A CASE STUDY: THE CHARITABLE REMAINDER TRUST Luke has $1 million in publicly traded stock in which he has a cost basis of $200,000. Through a dividend yield of 2%, this stock provides Luke with an annual income of $20,000 before taxes. In order for Luke to achieve a higher income from this investment, he can either (a) sell the stock and reinvest or (b) contribute the stock to a charitable remainder trust, which will make payments to Luke over a specified period of time. Suppose Luke chooses to sell the stock and reinvest the proceeds. He will owe long-term capital gain tax of $160,000 ($1 million - $200,000 x 20%) plus any applicable state taxes. By investing the net proceeds of $840,000 (assuming no state tax) and drawing out 7% per year, Luke will have an annual income of $58,800 before taxes. By contrast, if Luke contributes the stock to a Charitable Remainder Trust (CRT), he receives an income tax deduction in the year of the gift.
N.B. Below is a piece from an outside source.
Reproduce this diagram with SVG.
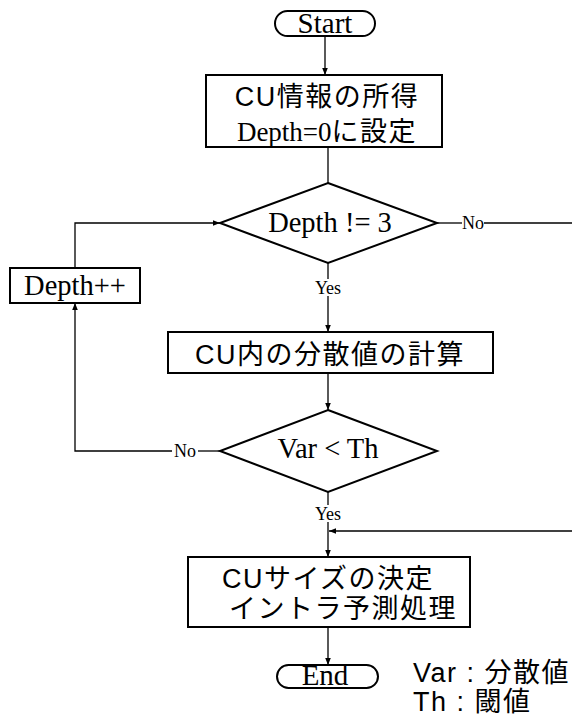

The trust sells the stock without incurring any capital gain taxes, and Luke draws an annual income of 7% of $1 million $70,000. Best of all, Luke gets to support his charitable giving goals. By contributing the stock to a charitable remainder trust, Luke not only makes a major gift to charity, he also receives about 19% more income than if he had sold the stock himself.

Note: The example above is shown for illustration purposes only and includes assumptions on tax rates, business types, and structure which may or may not apply to you, so there is no assurance that the savings depicted can or will be achieved. Consult with your attorney, financial advisor, and/or tax advisor to analyze your particular situation before proceeding.